DATA SUPPLIED:
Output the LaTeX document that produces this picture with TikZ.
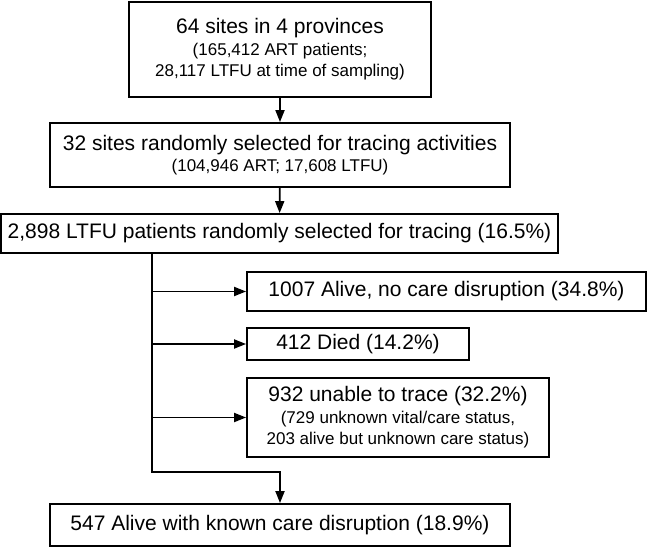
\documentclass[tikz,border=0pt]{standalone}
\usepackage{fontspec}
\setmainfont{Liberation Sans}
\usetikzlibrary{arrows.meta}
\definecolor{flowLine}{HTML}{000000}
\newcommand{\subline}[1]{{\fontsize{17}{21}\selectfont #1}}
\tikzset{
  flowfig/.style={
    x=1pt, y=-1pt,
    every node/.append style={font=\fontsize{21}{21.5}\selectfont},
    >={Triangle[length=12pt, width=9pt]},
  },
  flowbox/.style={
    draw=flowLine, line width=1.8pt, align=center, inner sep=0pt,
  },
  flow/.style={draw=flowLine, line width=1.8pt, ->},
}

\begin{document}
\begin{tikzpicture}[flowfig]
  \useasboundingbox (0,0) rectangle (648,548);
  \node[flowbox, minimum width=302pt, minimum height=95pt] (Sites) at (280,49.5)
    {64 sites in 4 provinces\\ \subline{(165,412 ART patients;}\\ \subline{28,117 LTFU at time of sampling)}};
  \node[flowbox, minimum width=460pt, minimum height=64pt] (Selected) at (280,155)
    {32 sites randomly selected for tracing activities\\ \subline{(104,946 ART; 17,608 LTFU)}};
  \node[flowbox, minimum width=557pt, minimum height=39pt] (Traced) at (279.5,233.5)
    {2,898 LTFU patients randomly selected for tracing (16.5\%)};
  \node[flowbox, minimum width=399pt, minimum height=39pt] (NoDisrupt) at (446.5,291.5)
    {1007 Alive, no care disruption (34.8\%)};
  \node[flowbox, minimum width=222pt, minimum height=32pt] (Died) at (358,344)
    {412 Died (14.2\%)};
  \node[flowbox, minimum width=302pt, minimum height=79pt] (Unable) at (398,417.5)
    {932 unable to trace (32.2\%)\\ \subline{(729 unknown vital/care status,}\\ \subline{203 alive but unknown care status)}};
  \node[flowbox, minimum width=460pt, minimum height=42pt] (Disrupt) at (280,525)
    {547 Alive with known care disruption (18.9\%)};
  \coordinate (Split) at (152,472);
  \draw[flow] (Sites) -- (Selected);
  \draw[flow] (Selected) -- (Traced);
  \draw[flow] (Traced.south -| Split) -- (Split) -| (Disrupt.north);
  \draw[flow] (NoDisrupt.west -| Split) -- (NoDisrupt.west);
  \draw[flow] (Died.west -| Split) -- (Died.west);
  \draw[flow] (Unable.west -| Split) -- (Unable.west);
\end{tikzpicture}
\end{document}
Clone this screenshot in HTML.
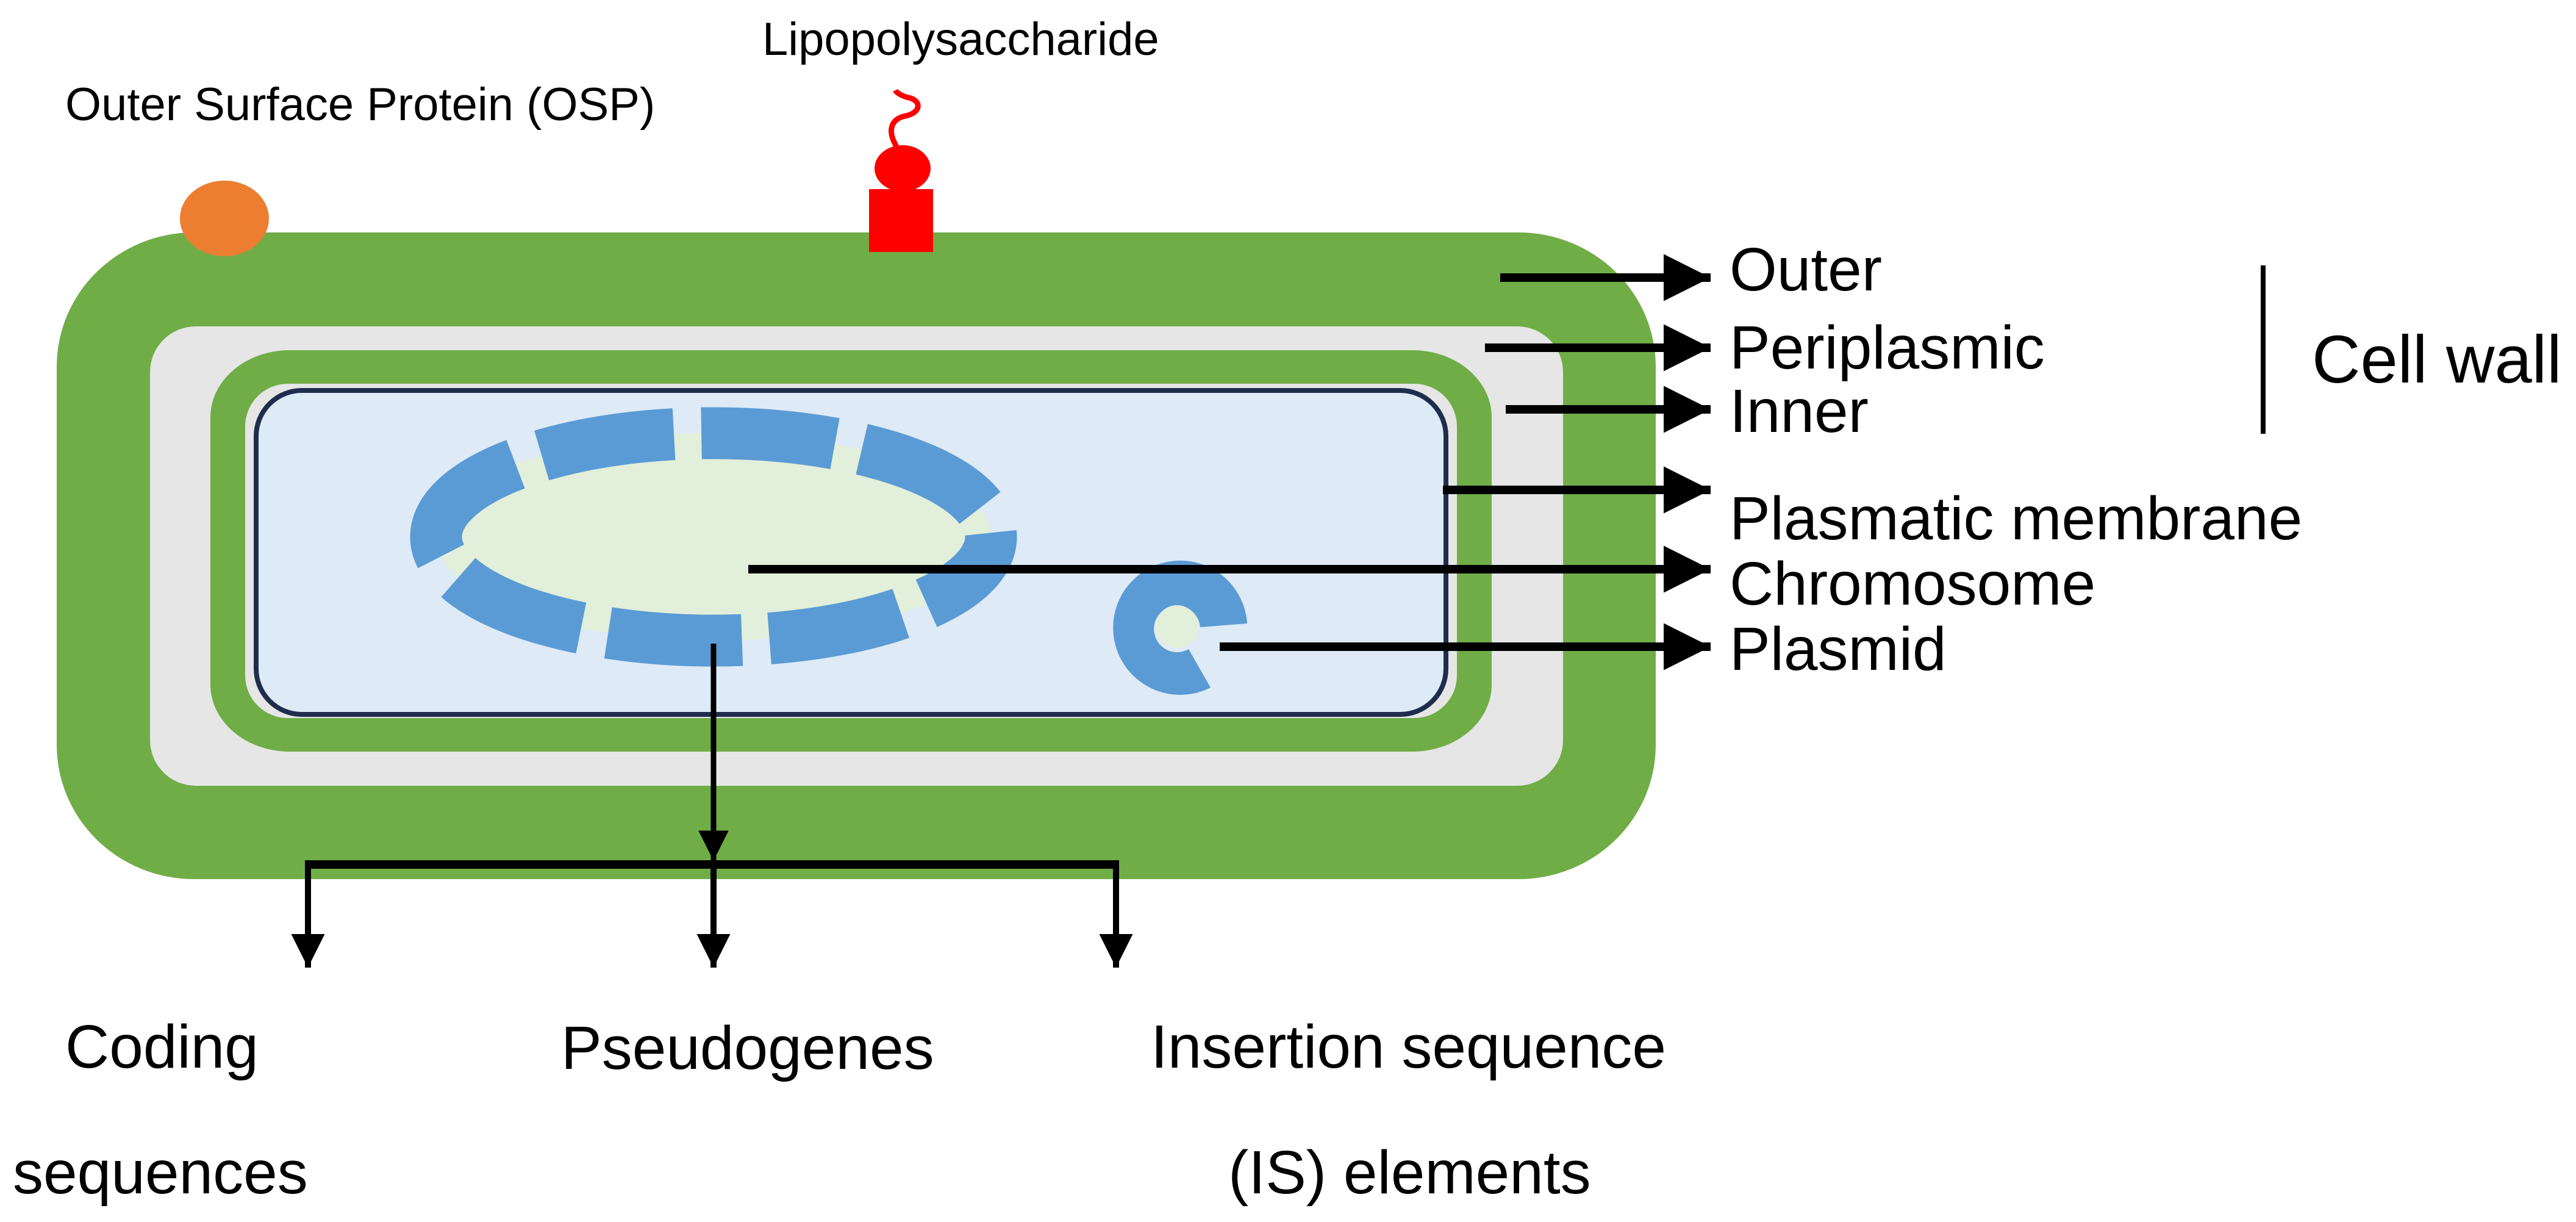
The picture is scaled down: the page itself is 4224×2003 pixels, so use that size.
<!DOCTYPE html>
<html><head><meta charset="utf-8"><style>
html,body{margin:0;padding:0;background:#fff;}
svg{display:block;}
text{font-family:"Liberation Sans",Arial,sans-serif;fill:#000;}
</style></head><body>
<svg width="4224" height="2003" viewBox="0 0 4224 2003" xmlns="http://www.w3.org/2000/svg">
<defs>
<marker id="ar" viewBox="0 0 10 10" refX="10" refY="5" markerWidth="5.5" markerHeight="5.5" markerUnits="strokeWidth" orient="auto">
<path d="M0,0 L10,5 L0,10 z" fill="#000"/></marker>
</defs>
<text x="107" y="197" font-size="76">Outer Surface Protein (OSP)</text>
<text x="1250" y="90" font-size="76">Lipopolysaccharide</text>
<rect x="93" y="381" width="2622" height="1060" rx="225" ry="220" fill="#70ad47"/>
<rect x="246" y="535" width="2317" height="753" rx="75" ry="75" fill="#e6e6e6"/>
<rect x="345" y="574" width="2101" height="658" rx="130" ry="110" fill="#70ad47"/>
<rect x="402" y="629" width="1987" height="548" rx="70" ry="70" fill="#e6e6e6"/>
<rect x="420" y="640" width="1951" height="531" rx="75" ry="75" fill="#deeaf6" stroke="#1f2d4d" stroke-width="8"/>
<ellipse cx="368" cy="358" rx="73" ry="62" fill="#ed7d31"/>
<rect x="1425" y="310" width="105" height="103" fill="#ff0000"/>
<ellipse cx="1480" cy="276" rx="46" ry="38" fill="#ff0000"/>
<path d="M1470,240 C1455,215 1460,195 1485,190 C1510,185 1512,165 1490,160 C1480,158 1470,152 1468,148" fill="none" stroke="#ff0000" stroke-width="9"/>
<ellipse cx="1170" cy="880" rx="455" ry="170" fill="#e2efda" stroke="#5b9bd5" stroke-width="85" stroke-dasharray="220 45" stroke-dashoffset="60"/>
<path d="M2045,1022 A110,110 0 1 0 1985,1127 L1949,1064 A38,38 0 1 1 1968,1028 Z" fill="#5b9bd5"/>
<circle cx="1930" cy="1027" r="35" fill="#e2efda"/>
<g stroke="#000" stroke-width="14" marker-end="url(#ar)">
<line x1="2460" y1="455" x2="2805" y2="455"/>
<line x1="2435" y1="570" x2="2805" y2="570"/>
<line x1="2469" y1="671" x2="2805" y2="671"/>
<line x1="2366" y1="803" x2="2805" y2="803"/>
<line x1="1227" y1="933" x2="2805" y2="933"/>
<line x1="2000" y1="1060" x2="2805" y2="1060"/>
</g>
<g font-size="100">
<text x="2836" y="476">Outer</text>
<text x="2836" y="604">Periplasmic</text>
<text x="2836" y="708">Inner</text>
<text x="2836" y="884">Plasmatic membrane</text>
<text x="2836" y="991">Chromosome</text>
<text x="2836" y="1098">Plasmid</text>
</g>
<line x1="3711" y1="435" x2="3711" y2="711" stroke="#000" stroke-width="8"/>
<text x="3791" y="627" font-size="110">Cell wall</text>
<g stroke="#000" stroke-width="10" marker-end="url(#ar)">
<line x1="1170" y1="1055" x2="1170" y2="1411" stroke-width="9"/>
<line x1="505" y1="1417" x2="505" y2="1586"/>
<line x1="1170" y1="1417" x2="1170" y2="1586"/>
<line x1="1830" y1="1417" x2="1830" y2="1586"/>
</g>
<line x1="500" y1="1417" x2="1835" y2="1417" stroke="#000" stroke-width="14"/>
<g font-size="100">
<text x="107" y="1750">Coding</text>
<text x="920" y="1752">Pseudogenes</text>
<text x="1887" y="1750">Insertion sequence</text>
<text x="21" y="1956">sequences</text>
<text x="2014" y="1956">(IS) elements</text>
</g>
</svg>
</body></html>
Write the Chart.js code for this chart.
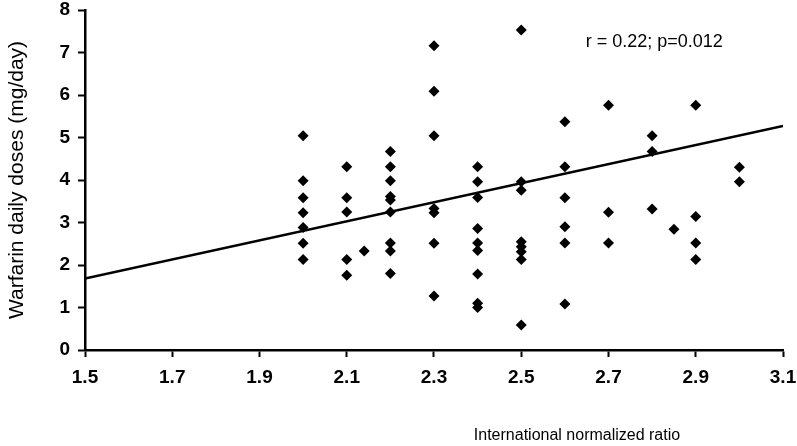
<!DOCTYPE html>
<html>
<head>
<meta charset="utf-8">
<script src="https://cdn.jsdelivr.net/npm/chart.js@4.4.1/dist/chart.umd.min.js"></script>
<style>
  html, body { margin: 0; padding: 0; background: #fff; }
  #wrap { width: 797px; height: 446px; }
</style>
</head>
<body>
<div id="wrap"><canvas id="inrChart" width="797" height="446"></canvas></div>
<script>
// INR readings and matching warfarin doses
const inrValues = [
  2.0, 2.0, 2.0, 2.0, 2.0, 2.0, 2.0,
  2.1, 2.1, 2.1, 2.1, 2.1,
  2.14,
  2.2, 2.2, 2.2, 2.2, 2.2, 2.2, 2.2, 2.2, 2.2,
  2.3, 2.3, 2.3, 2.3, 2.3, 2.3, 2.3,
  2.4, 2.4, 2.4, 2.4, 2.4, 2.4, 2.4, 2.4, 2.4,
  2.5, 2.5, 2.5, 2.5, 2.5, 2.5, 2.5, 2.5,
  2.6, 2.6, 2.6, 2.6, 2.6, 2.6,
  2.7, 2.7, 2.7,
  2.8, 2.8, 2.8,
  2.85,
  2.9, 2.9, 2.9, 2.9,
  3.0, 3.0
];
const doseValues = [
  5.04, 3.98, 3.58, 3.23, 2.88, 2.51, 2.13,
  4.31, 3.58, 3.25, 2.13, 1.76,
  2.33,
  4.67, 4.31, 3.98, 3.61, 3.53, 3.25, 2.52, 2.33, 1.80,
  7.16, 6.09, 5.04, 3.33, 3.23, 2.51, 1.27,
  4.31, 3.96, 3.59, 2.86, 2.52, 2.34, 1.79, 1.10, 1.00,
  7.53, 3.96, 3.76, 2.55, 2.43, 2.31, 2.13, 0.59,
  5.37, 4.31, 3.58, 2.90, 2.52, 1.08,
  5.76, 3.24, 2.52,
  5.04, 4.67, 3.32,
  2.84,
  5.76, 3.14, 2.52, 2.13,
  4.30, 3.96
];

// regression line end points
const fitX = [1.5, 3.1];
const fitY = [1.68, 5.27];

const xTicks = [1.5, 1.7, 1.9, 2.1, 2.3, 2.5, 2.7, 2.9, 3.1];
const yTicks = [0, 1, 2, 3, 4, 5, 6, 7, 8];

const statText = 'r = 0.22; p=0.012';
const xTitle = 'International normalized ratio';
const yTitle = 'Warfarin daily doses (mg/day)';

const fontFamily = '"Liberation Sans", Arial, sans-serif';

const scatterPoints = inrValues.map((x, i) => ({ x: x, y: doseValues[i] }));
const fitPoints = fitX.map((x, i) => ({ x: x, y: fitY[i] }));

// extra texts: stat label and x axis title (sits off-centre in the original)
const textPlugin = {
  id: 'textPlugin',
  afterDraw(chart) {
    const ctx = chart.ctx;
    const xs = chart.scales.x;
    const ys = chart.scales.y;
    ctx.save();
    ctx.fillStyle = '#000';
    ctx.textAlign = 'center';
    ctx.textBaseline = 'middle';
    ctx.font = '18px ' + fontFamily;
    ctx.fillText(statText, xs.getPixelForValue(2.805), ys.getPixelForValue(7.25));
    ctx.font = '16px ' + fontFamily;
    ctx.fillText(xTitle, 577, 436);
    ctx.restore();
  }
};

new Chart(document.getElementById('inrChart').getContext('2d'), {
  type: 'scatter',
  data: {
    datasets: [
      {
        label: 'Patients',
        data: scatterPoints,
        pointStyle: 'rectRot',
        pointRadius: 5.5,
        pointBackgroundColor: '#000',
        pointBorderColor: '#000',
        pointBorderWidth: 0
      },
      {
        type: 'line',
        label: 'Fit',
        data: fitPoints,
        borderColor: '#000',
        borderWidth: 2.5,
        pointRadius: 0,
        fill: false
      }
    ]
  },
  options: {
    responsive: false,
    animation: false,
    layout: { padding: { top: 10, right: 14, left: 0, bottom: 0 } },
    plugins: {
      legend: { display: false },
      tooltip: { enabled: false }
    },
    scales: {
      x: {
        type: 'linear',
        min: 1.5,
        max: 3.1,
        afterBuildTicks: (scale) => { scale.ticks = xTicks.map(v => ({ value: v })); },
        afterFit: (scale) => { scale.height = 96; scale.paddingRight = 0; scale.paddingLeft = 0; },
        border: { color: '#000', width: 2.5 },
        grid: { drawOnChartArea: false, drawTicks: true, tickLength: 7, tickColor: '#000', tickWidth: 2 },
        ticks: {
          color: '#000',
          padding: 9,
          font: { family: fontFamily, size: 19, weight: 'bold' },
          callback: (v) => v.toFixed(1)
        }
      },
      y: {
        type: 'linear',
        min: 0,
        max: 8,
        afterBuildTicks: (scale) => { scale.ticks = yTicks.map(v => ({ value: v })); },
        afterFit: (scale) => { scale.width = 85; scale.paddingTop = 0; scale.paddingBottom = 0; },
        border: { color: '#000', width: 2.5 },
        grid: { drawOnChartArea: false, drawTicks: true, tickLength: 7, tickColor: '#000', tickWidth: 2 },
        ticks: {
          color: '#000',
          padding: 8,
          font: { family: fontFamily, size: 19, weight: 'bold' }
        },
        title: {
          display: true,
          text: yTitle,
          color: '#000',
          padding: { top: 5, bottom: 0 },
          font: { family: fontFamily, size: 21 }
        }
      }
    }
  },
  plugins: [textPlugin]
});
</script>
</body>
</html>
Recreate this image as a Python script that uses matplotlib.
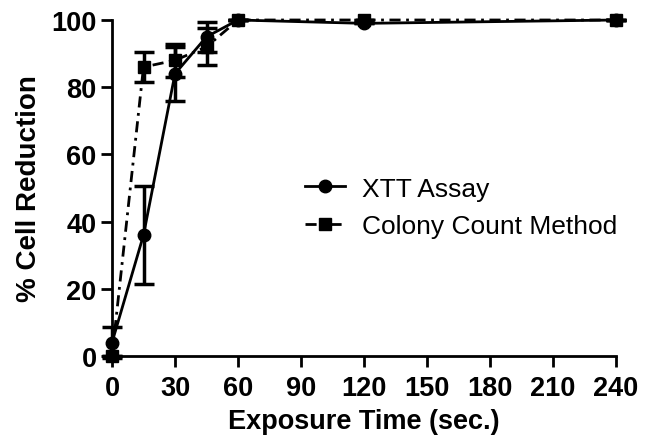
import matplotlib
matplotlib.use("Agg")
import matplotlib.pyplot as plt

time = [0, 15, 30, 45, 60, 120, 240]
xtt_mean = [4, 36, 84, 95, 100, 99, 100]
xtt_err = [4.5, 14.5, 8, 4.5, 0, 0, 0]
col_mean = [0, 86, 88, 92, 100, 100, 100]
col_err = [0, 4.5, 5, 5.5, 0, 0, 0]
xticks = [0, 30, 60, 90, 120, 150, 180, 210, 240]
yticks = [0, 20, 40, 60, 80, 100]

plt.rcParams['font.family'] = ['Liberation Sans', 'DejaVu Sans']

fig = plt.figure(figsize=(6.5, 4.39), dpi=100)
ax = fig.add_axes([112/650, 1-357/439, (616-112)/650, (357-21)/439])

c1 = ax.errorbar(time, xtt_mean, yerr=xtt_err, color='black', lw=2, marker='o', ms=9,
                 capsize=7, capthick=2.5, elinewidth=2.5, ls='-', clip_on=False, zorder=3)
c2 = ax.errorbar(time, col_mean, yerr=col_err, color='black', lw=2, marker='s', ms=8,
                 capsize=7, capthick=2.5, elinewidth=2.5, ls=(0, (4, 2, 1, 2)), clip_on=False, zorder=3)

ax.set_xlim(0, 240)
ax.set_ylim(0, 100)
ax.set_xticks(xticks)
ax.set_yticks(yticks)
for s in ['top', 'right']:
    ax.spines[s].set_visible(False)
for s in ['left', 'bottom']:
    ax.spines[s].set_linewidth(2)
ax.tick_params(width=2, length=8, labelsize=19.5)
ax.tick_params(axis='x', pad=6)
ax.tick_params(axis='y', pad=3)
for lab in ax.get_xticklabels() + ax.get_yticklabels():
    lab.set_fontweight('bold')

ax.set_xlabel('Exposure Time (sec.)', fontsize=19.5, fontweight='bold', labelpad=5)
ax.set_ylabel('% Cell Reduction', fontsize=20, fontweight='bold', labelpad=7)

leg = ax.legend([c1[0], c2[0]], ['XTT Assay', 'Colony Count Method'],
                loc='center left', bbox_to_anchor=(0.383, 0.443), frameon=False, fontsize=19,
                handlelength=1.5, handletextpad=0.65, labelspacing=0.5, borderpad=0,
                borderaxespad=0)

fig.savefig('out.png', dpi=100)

PROBLEM REQUIREMENTS: Exclude any pictures, and restate word for word the lines from the one containing "Recreate this image" through the one containing "2)), clip_on=False, zorder=3)", both included.

SOLUTION BELOW:
Recreate this image as a Python script that uses matplotlib.
import matplotlib
matplotlib.use("Agg")
import matplotlib.pyplot as plt

time = [0, 15, 30, 45, 60, 120, 240]
xtt_mean = [4, 36, 84, 95, 100, 99, 100]
xtt_err = [4.5, 14.5, 8, 4.5, 0, 0, 0]
col_mean = [0, 86, 88, 92, 100, 100, 100]
col_err = [0, 4.5, 5, 5.5, 0, 0, 0]
xticks = [0, 30, 60, 90, 120, 150, 180, 210, 240]
yticks = [0, 20, 40, 60, 80, 100]

plt.rcParams['font.family'] = ['Liberation Sans', 'DejaVu Sans']

fig = plt.figure(figsize=(6.5, 4.39), dpi=100)
ax = fig.add_axes([112/650, 1-357/439, (616-112)/650, (357-21)/439])

c1 = ax.errorbar(time, xtt_mean, yerr=xtt_err, color='black', lw=2, marker='o', ms=9,
                 capsize=7, capthick=2.5, elinewidth=2.5, ls='-', clip_on=False, zorder=3)
c2 = ax.errorbar(time, col_mean, yerr=col_err, color='black', lw=2, marker='s', ms=8,
                 capsize=7, capthick=2.5, elinewidth=2.5, ls=(0, (4, 2, 1, 2)), clip_on=False, zorder=3)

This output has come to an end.